THE PROSPECT OF WHITBY
claims to be London’s oldest riverside pub, dating back to 1520. During the 1600s it was known as the Devil’s Tavern, a meeting place for sailors, smugglers and cut-throats. In the 17th century it was the local of ‘Hanging’Judge Jeffreys, scourge of the participants in the ill-fated Monmouth rebellion. He lived nearby and a replica gallows and noose hangs by the pub’s Thameside window. Criminals would be tied to riverside posts at low tide and left there to drown when the tide came in, though Execution Dock was actually by Wapping Old Stairs and was generally used to punish pirates. The writers Charles Dickens and Samuel Pepys were regulars.

The Prospect of Whitby pub in London
THE GRAPES
in is another legendary Thameside pub.

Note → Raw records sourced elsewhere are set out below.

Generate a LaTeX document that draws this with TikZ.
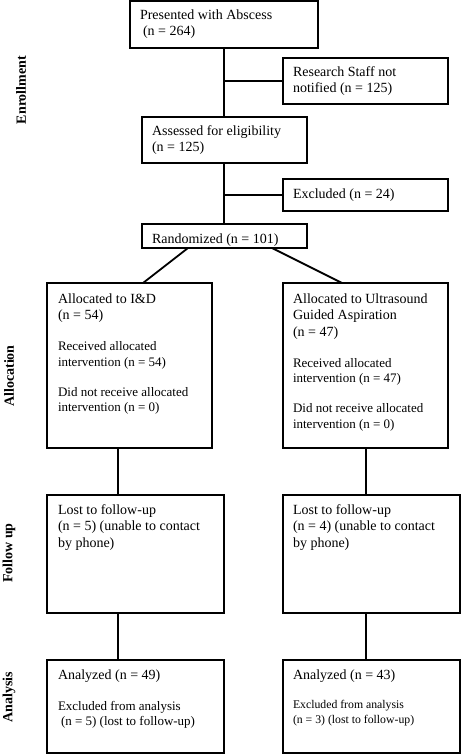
\documentclass[tikz,border=0pt]{standalone}
\usepackage{fontspec}
\setmainfont{Liberation Serif}
\newcommand{\fA}{\fontsize{14}{16.5}\selectfont}
\newcommand{\fB}{\fontsize{13}{15.5}\selectfont}
\newcommand{\fBb}{\fontsize{13}{15}\selectfont}
\newcommand{\fC}{\fontsize{11.75}{15}\selectfont}
\newcommand{\tb}[1]{\parbox[t]{190pt}{\raggedright #1}}
\tikzset{
  box/.style={draw, line width=1.8pt, inner sep=0pt, outer sep=0pt, anchor=north west},
  txt/.style={inner sep=0pt, outer sep=0pt, anchor=base west},
  phase/.style={font=\fontsize{14}{16}\selectfont\bfseries, rotate=90, inner sep=0pt},
  conn/.style={line width=1.8pt}
}
\begin{document}
\begin{tikzpicture}[x=1pt,y=-1pt]
\useasboundingbox (0,0) rectangle (474,755);
% boxes
\node[box, minimum width=188pt, minimum height=47pt] (B1) at (130,1) {};
\node[box, minimum width=165pt, minimum height=46pt] (B2) at (283,58) {};
\node[box, minimum width=165pt, minimum height=46pt] (B3) at (142,117) {};
\node[box, minimum width=165pt, minimum height=32pt] (B4) at (283,179) {};
\node[box, minimum width=165pt, minimum height=24pt] (B5) at (142,224) {};
\node[box, minimum width=165pt, minimum height=165pt] (B6) at (47,283) {};
\node[box, minimum width=165pt, minimum height=165pt] (B7) at (283,283) {};
\node[box, minimum width=177pt, minimum height=118pt] (B8) at (47,495) {};
\node[box, minimum width=177pt, minimum height=118pt] (B9) at (283,495) {};
\node[box, minimum width=177pt, minimum height=93pt] (B10) at (47,660) {};
\node[box, minimum width=177pt, minimum height=93pt] (B11) at (283,660) {};
% texts
\node[txt] (T1) at (140,19) {\tb{\fA Presented with Abscess\\\hspace*{3pt}(n = 264)}};
\node[txt] (T2) at (293,76) {\tb{\fA Research Staff not\\notified (n = 125)}};
\node[txt] (T3) at (152,135) {\tb{\fA Assessed for eligibility\\(n = 125)}};
\node[txt] (T4) at (293,198) {\tb{\fA Excluded (n = 24)}};
\node[txt] (T5) at (152,243) {\tb{\fA Randomized (n = 101)}};
\node[txt] (T6) at (58,303) {\tb{{\fA Allocated to I\&D\\(n = 54)\par}\vspace{15.5pt}{\fB Received allocated\\intervention (n = 54)\par}\vspace{14.5pt}{\fB Did not receive allocated\\intervention (n = 0)\par}}};
\node[txt] (T7) at (293,303) {\tb{{\fA Allocated to Ultrasound\\Guided Aspiration\\(n = 47)\par}\vspace{15.5pt}{\fB Received allocated\\intervention (n = 47)\par}\vspace{14.5pt}{\fB Did not receive allocated\\intervention (n = 0)\par}}};
\node[txt] (T8) at (58,514) {\tb{\fA Lost to follow-up\\(n = 5) (unable to contact\\by phone)}};
\node[txt] (T9) at (293,514) {\tb{\fA Lost to follow-up\\(n = 4) (unable to contact\\by phone)}};
\node[txt] (T10) at (58,679) {\tb{{\fA Analyzed (n = 49)\par}\vspace{16pt}{\fBb Excluded from analysis\\\hspace*{3pt}(n = 5) (lost to follow-up)\par}}};
\node[txt] (T11) at (293,679) {\tb{{\fA Analyzed (n = 43)\par}\vspace{14pt}{\fC Excluded from analysis\\(n = 3) (lost to follow-up)\par}}};
% phase labels
\node[phase] (L1) at (21,90) {Enrollment};
\node[phase] (L2) at (9,376) {Allocation};
\node[phase] (L3) at (9,553) {Follow up};
\node[phase] (L4) at (9,697) {Analysis};
% connectors
\draw[conn] (B1.south) -- (B3.north -| B1.south);
\draw[conn] (B2.west) -- (B2.west -| B1.south);
\draw[conn] (B3.south -| B1.south) -- (B5.north -| B1.south);
\draw[conn] (B4.west) -- (B4.west -| B1.south);
\draw[conn] ([xshift=46pt]B5.south west) -- ([xshift=96pt]B6.north west);
\draw[conn] ([xshift=130pt]B5.south west) -- ([xshift=59pt]B7.north west);
\draw[conn] ([xshift=71pt]B6.south west) -- ([xshift=71pt]B8.north west);
\draw[conn] ([xshift=83pt]B7.south west) -- ([xshift=83pt]B9.north west);
\draw[conn] ([xshift=71pt]B8.south west) -- ([xshift=71pt]B10.north west);
\draw[conn] ([xshift=83pt]B9.south west) -- ([xshift=83pt]B11.north west);
\end{tikzpicture}
\end{document}
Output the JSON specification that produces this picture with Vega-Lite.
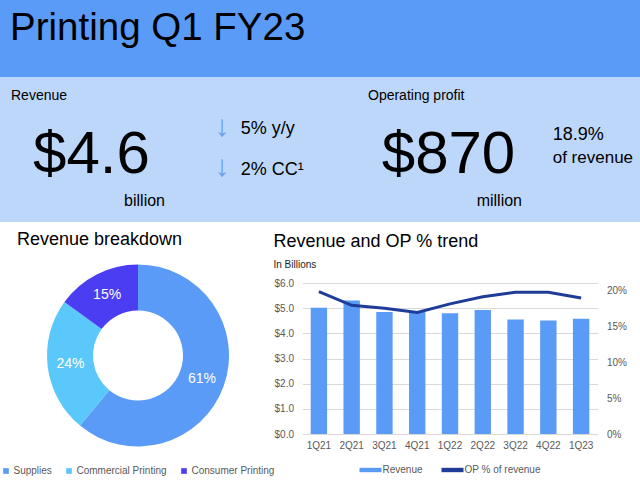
{
  "$schema": "https://vega.github.io/schema/vega-lite/v6.json",
  "background": "#ffffff",
  "padding": 0,
  "spacing": 9,
  "config": {"view": {"stroke": null}, "font": "Liberation Sans", "legend": {"layout": {"bottom": {"anchor": "middle"}}}},
  "vconcat": [
    {
      "spacing": 0,
      "vconcat": [
        {
          "width": 640,
          "height": 77,
          "view": {"fill": "#5B9BF8", "stroke": null},
          "data": {"values": [{"title": "Printing Q1 FY23"}]},
          "mark": {"type": "text", "align": "left", "baseline": "alphabetic", "fontSize": 38.5, "color": "#000000", "dx": 10, "dy": 1.5},
          "encoding": {
            "x": {"field": "title", "type": "nominal", "bandPosition": 0, "scale": {"type": "band", "paddingInner": 0, "paddingOuter": 0}, "axis": null},
            "text": {"field": "title"}
          }
        },
        {
          "width": 640,
          "height": 145,
          "view": {"fill": "#BDD7FB", "stroke": null},
          "data": {"values": [
            {"metric": "Revenue", "part": "label", "text": "Revenue"},
            {"metric": "Operating profit", "part": "label", "text": "Operating profit"},
            {"metric": "Revenue", "part": "value", "text": "$4.6"},
            {"metric": "Operating profit", "part": "value", "text": "$870"},
            {"metric": "Revenue", "part": "unit", "text": "billion"},
            {"metric": "Operating profit", "part": "unit", "text": "million"},
            {"metric": "Revenue", "part": "arrow1", "text": "↓"},
            {"metric": "Revenue", "part": "arrow2", "text": "↓"},
            {"metric": "Revenue", "part": "change1", "text": "5% y/y"},
            {"metric": "Revenue", "part": "change2", "text": "2% CC¹"},
            {"metric": "Operating profit", "part": "share1", "text": "18.9%"},
            {"metric": "Operating profit", "part": "share2", "text": "of revenue"}
          ]},
          "encoding": {
            "x": {"field": "metric", "type": "nominal", "bandPosition": 0, "scale": {"type": "band", "domain": ["Revenue", "Operating profit"], "range": [11, 725], "paddingInner": 0, "paddingOuter": 0}, "axis": null},
            "text": {"field": "text"}
          },
          "layer": [
            {"transform": [{"filter": "datum.part === 'label'"}], "mark": {"type": "text", "align": "left", "baseline": "alphabetic", "fontSize": 14, "dy": -49.5, "color": "#000000"}},
            {"transform": [{"filter": "datum.part === 'value'"}], "mark": {"type": "text", "align": "center", "baseline": "alphabetic", "fontSize": 60, "dx": 80.5, "dy": 23, "color": "#000000"}},
            {"transform": [{"filter": "datum.part === 'unit'"}], "mark": {"type": "text", "align": "right", "baseline": "alphabetic", "fontSize": 16, "dx": 154, "dy": 56.5, "color": "#000000"}},
            {"transform": [{"filter": "datum.part === 'arrow1'"}], "mark": {"type": "text", "align": "center", "baseline": "middle", "fontSize": 30, "dx": 211, "dy": -23, "color": "#6A9EF2"}},
            {"transform": [{"filter": "datum.part === 'arrow2'"}], "mark": {"type": "text", "align": "center", "baseline": "middle", "fontSize": 30, "dx": 211, "dy": 17.5, "color": "#6A9EF2"}},
            {"transform": [{"filter": "datum.part === 'change1'"}], "mark": {"type": "text", "align": "left", "baseline": "alphabetic", "fontSize": 18, "dx": 229.7, "dy": -16, "color": "#000000"}},
            {"transform": [{"filter": "datum.part === 'change2'"}], "mark": {"type": "text", "align": "left", "baseline": "alphabetic", "fontSize": 18, "dx": 229.7, "dy": 25.5, "color": "#000000"}},
            {"transform": [{"filter": "datum.part === 'share1'"}], "mark": {"type": "text", "align": "left", "baseline": "alphabetic", "fontSize": 18, "dx": 184.7, "dy": -10, "color": "#000000"}},
            {"transform": [{"filter": "datum.part === 'share2'"}], "mark": {"type": "text", "align": "left", "baseline": "alphabetic", "fontSize": 17, "dx": 184.7, "dy": 13, "color": "#000000"}}
          ]
        }
      ]
    },
    {
      "bounds": "flush",
      "spacing": 26.5,
      "resolve": {"scale": {"color": "independent"}, "legend": {"color": "independent"}},
      "hconcat": [
        {
          "width": 276,
          "height": 145,
          "title": {"text": "Revenue breakdown", "anchor": "start", "frame": "group", "dx": 17, "offset": 15.5, "fontSize": 18, "fontWeight": "normal", "color": "#000000"},
          "data": {"values": [
            {"segment": "Supplies", "share": 0.61, "rank": 1},
            {"segment": "Commercial Printing", "share": 0.24, "rank": 2},
            {"segment": "Consumer Printing", "share": 0.15, "rank": 3}
          ]},
          "encoding": {
            "theta": {"field": "share", "type": "quantitative", "stack": true},
            "order": {"field": "rank", "type": "quantitative"}
          },
          "layer": [
            {
              "mark": {"type": "arc", "outerRadius": 91, "innerRadius": 45},
              "encoding": {
                "color": {"field": "segment", "type": "nominal", "sort": null,
                  "scale": {"domain": ["Supplies", "Commercial Printing", "Consumer Printing"], "range": ["#5B9BF8", "#5BC8FB", "#4B3DF2"]},
                  "legend": {"title": null, "orient": "bottom", "direction": "horizontal", "symbolType": "square", "symbolSize": 32, "labelFontSize": 10, "labelColor": "#595959", "columnPadding": 12, "labelOffset": 2.5, "offset": 37.5}}
              }
            },
            {
              "mark": {"type": "text", "radius": 68, "fontSize": 14, "color": "#ffffff"},
              "encoding": {"text": {"field": "share", "type": "quantitative", "format": ".0%"}}
            }
          ]
        },
        {
          "width": 295,
          "height": 151,
          "title": {"text": "Revenue and OP % trend", "subtitle": "In Billions", "anchor": "start", "frame": "group", "dx": -29, "offset": 8, "fontSize": 18, "fontWeight": "normal", "color": "#000000", "subtitleFontSize": 10, "subtitleColor": "#222222", "subtitlePadding": 9},
          "data": {"values": [
            {"quarter": "1Q21", "revenue": 5.02, "op": 0.198},
            {"quarter": "2Q21", "revenue": 5.30, "op": 0.179},
            {"quarter": "3Q21", "revenue": 4.85, "op": 0.175},
            {"quarter": "4Q21", "revenue": 4.88, "op": 0.169},
            {"quarter": "1Q22", "revenue": 4.80, "op": 0.181},
            {"quarter": "2Q22", "revenue": 4.93, "op": 0.191},
            {"quarter": "3Q22", "revenue": 4.55, "op": 0.197},
            {"quarter": "4Q22", "revenue": 4.51, "op": 0.197},
            {"quarter": "1Q23", "revenue": 4.58, "op": 0.189}
          ]},
          "encoding": {
            "x": {"field": "quarter", "type": "nominal", "sort": null, "scale": {"paddingInner": 0.5, "paddingOuter": 0.25},
              "axis": {"title": null, "labelAngle": 0, "labelFontSize": 10, "labelColor": "#595959", "ticks": false, "tickSize": 0, "domainColor": "#D9D9D9", "labelPadding": 6}}
          },
          "layer": [
            {
              "mark": {"type": "bar"},
              "encoding": {
                "y": {"field": "revenue", "type": "quantitative", "scale": {"domain": [0, 6]},
                  "axis": {"title": null, "format": "$.1f", "values": [0, 1, 2, 3, 4, 5, 6], "grid": true, "gridColor": "#D9D9D9", "domain": false, "ticks": false, "tickSize": 0, "labelPadding": 9, "labelFontSize": 10, "labelColor": "#595959"}},
                "color": {"datum": "Revenue", "scale": {"domain": ["Revenue", "OP % of revenue"], "range": ["#5B9BF8", "#1F3C99"]},
                  "legend": {"title": null, "orient": "bottom", "direction": "horizontal", "symbolType": "M-1,-0.2H1V0.2H-1Z", "symbolSize": 484, "symbolStrokeWidth": 0, "labelFontSize": 10, "labelColor": "#595959", "labelOffset": 1, "columnPadding": 18, "offset": 9}}
              }
            },
            {
              "mark": {"type": "line", "strokeWidth": 3},
              "encoding": {
                "y": {"field": "op", "type": "quantitative", "scale": {"domain": [0, 0.21]},
                  "axis": {"orient": "right", "title": null, "format": ".0%", "values": [0, 0.05, 0.1, 0.15, 0.2], "grid": false, "domain": false, "ticks": false, "tickSize": 0, "labelPadding": 9, "labelFontSize": 10, "labelColor": "#595959"}},
                "color": {"datum": "OP % of revenue"}
              }
            }
          ],
          "resolve": {"scale": {"y": "independent"}}
        }
      ]
    }
  ]
}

In 1820, the young Charles Dickens (an enthusiastic pub-goer, it is clear!) visited his godfather in Limehouse and The Grapes appears, scarcely disguised, in the opening chapter of Our Mutual Friend. When the landlady– a former Playboy ‘Bunny Girl’ –retired in 2012 the pub was bought by a local resident who was concerned that it would be sold for redevelopment: Sir Ian McKellen. Famous for portraying Gandalf in the Lord of the Rings films, his wizard’s staff hangs behind the bar, along with a stuffed cat presented to McKellen by fellow thespian knight, Sir Patrick Stewart. The balcony overlooks a riverside statue by Antony Gormley, creator of the iconic Angel of the North.
THE ALBERT
is a classic Victorian pub with ornate ceilings, hand-etched frosted glass windows, and wrought-iron balconies. The pub’s vicinity to the palace of Westminster means it has a division Bell that would ring eight minutes before the deadline for casting a vote – presumably followed by the sight of MPs and peers charging down Victoria Street to make it back to the house of Parliament. The pub also features a mini-gallery of portraits and signed photos of former Prime Ministers, most of whom have visited the Albert.